Problem description: Extract exactly the run of lines starting at the line that holds "Convert this chart to D3.js code." and ending at the line that holds "var height = 676;", both included.

Supplied data:
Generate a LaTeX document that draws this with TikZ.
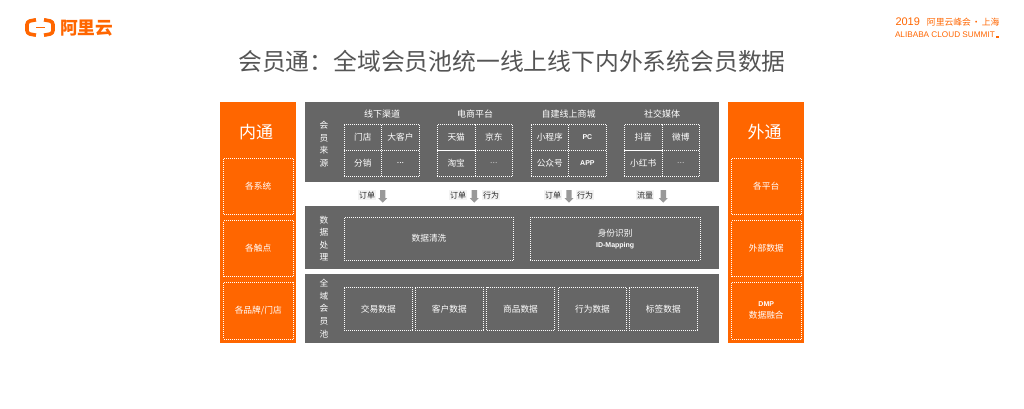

* * *

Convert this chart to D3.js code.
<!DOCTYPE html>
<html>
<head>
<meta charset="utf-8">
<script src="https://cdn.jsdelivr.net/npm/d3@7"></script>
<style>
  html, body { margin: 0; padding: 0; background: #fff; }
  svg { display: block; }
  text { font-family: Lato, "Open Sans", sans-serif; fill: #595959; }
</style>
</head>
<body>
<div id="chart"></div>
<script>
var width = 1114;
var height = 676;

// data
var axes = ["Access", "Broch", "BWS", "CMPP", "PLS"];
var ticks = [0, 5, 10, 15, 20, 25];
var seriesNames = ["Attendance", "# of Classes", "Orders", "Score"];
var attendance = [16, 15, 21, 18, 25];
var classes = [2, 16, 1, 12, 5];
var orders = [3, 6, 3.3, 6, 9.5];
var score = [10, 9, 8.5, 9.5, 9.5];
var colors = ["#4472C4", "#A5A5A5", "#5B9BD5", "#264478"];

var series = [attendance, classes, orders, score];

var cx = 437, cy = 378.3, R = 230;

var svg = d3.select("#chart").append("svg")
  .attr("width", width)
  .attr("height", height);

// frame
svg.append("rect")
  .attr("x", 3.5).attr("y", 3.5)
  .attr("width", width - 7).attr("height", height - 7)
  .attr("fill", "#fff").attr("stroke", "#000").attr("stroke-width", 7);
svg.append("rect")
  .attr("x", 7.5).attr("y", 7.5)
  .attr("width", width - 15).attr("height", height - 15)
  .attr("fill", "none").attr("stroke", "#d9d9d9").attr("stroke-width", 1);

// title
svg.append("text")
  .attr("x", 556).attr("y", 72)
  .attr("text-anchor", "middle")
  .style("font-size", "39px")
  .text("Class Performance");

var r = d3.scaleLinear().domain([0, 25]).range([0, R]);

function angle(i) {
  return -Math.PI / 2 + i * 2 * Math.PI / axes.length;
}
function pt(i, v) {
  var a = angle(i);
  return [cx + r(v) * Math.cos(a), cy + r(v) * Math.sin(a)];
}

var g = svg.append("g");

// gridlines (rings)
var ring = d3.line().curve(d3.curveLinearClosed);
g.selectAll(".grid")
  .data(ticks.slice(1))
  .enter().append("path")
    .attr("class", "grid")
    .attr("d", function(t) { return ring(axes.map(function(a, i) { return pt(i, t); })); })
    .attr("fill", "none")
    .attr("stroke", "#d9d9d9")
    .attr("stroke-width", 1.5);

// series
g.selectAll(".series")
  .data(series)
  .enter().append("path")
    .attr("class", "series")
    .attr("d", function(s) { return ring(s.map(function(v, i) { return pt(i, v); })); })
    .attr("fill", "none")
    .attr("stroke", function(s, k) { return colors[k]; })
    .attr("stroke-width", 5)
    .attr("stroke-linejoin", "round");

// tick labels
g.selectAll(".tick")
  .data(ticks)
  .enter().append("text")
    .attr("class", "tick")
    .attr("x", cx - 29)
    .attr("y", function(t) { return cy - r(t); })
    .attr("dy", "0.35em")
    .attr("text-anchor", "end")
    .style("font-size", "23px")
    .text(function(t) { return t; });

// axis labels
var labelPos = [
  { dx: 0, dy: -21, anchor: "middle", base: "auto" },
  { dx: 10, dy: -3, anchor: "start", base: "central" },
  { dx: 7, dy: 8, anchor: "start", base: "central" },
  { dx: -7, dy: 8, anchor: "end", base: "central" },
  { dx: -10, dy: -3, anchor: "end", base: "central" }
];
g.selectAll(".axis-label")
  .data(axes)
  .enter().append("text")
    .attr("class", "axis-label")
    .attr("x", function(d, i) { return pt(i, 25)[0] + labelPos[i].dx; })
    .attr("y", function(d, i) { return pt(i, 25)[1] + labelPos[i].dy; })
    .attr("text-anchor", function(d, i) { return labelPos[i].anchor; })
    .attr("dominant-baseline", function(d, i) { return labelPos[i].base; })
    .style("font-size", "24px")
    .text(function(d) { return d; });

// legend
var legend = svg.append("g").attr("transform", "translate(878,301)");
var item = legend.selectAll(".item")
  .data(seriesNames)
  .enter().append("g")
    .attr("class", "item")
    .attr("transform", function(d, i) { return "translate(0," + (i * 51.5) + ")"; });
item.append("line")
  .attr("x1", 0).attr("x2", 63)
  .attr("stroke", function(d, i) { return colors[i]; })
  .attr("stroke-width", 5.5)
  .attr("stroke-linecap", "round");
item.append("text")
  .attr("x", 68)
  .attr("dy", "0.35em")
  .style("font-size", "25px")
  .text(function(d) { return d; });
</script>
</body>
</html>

---

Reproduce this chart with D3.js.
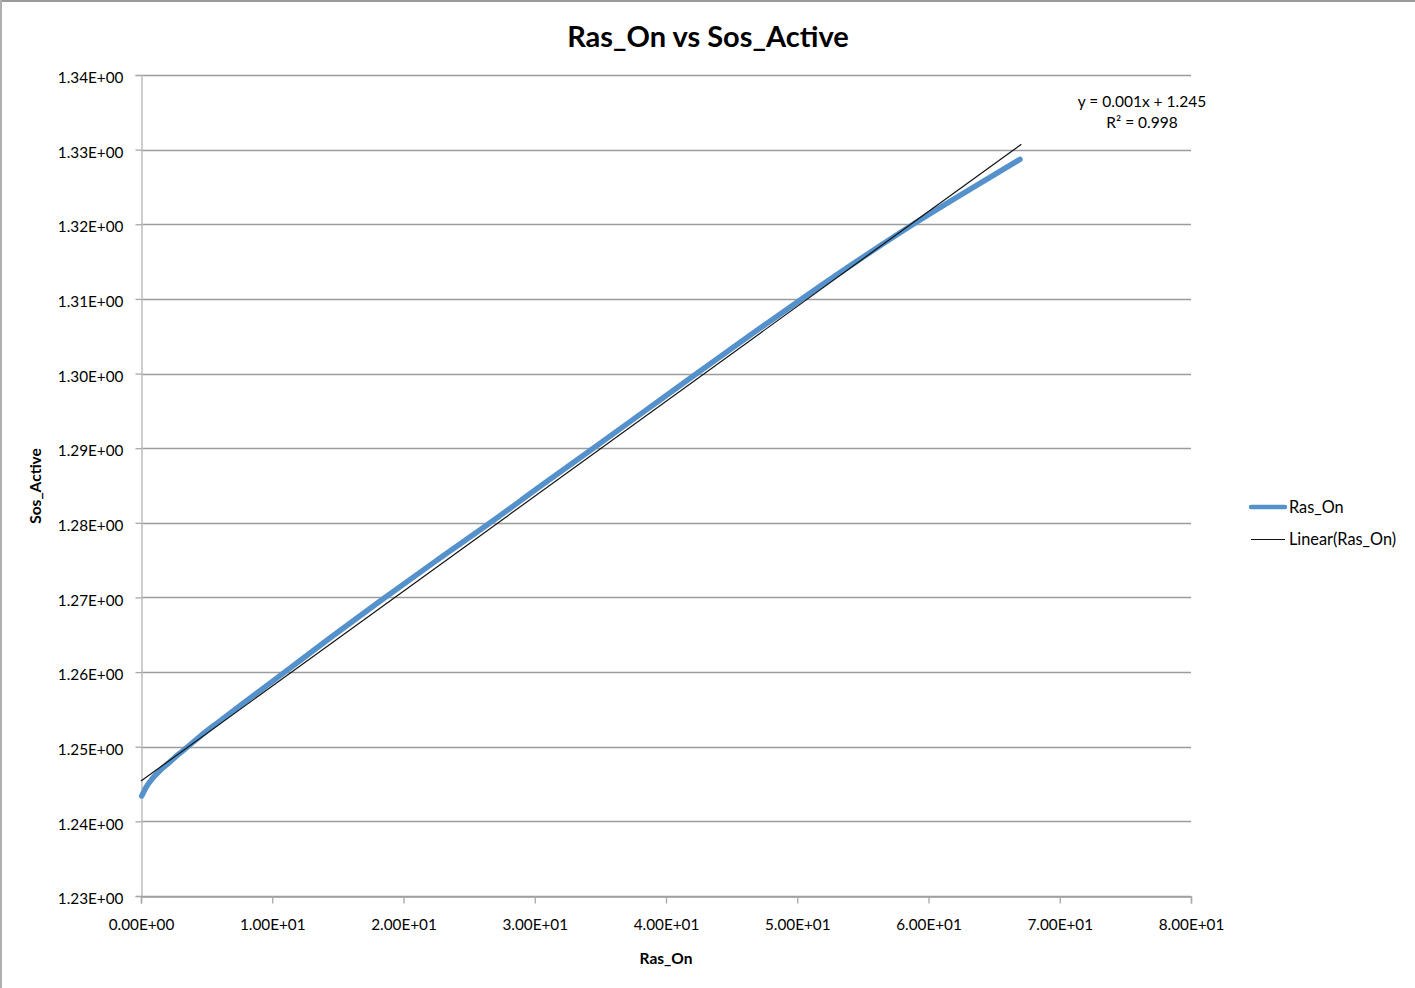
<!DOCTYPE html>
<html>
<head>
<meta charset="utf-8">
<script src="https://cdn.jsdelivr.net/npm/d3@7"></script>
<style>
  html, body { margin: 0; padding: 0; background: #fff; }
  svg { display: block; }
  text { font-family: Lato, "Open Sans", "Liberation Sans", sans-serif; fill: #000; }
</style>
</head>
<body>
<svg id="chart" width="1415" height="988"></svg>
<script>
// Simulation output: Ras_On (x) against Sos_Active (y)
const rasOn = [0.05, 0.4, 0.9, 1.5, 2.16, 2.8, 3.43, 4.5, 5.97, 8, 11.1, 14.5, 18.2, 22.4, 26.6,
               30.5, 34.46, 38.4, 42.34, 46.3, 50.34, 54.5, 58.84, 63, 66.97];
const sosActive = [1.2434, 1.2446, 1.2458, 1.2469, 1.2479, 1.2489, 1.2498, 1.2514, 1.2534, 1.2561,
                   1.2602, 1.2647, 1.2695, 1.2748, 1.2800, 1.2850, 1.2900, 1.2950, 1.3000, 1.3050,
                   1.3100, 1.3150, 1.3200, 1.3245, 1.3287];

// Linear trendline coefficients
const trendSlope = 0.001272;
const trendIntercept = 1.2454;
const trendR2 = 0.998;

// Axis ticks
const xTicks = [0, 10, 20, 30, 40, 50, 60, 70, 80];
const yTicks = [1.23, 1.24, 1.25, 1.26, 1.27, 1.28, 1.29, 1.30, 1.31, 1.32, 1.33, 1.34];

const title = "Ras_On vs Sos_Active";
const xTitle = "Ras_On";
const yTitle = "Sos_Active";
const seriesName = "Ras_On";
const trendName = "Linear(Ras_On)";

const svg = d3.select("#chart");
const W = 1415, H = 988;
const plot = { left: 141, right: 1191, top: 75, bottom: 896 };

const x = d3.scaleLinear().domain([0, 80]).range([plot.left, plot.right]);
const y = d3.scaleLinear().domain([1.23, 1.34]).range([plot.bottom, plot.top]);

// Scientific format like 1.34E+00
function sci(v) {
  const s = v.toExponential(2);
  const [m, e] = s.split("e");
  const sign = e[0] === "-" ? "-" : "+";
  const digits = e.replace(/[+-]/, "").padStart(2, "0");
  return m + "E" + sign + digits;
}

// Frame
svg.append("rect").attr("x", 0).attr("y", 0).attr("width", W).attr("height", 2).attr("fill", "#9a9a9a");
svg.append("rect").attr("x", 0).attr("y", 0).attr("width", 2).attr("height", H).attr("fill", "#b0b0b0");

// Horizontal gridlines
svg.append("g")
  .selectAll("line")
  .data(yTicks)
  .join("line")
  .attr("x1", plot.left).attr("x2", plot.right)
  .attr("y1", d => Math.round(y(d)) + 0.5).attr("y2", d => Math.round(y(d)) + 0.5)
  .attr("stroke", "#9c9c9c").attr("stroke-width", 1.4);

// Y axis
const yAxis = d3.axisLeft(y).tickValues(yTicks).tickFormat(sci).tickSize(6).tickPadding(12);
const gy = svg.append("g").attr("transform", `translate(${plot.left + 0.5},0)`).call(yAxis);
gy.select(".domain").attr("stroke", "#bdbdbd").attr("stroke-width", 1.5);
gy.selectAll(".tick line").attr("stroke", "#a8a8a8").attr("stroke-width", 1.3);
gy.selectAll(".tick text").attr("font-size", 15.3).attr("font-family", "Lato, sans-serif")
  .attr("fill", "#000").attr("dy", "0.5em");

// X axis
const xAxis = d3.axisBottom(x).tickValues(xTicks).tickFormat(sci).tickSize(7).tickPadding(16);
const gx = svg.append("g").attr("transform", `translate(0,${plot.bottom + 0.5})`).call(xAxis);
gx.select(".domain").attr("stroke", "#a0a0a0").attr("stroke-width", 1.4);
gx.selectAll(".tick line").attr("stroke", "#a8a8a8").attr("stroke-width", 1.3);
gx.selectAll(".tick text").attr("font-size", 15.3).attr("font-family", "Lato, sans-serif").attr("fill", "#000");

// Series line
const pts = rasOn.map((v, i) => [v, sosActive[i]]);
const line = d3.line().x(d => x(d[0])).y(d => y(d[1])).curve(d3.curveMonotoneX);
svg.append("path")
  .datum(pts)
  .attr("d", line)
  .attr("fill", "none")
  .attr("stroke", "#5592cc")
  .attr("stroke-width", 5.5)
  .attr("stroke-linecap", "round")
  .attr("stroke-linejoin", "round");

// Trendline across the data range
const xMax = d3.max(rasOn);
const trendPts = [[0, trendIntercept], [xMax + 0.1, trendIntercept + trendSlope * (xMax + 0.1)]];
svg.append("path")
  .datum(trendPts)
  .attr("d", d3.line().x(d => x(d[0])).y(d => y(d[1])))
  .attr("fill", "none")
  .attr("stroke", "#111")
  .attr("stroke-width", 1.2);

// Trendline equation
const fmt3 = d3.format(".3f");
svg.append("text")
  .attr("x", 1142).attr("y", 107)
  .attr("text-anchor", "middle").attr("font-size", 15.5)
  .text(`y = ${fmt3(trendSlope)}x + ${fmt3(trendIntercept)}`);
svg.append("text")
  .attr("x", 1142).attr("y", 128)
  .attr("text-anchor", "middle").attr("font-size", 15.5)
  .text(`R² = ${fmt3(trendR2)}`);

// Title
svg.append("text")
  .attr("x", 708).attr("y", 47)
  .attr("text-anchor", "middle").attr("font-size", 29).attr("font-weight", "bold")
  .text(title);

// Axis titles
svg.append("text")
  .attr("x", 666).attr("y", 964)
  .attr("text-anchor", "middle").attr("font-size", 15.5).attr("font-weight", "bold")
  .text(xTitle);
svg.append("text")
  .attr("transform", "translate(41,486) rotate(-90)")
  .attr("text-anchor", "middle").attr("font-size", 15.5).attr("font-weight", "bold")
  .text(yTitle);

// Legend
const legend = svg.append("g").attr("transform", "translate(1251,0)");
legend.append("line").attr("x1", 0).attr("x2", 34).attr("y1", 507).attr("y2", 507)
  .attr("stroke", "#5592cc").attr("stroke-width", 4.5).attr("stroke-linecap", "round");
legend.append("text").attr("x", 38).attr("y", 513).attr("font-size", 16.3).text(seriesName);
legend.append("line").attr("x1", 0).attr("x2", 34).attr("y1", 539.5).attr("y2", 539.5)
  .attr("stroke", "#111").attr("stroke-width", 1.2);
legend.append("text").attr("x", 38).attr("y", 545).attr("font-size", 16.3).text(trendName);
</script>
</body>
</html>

Task solution:
Convert this chart to D3.js code.
<!DOCTYPE html>
<html>
<head>
<meta charset="utf-8">
<script src="https://cdn.jsdelivr.net/npm/d3@7"></script>
<style>
  html, body { margin: 0; padding: 0; background: #fff; }
  svg { display: block; }
  text { font-family: Lato, "Open Sans", sans-serif; fill: #595959; }
</style>
</head>
<body>
<div id="chart"></div>
<script>
var width = 1114;
var height = 676;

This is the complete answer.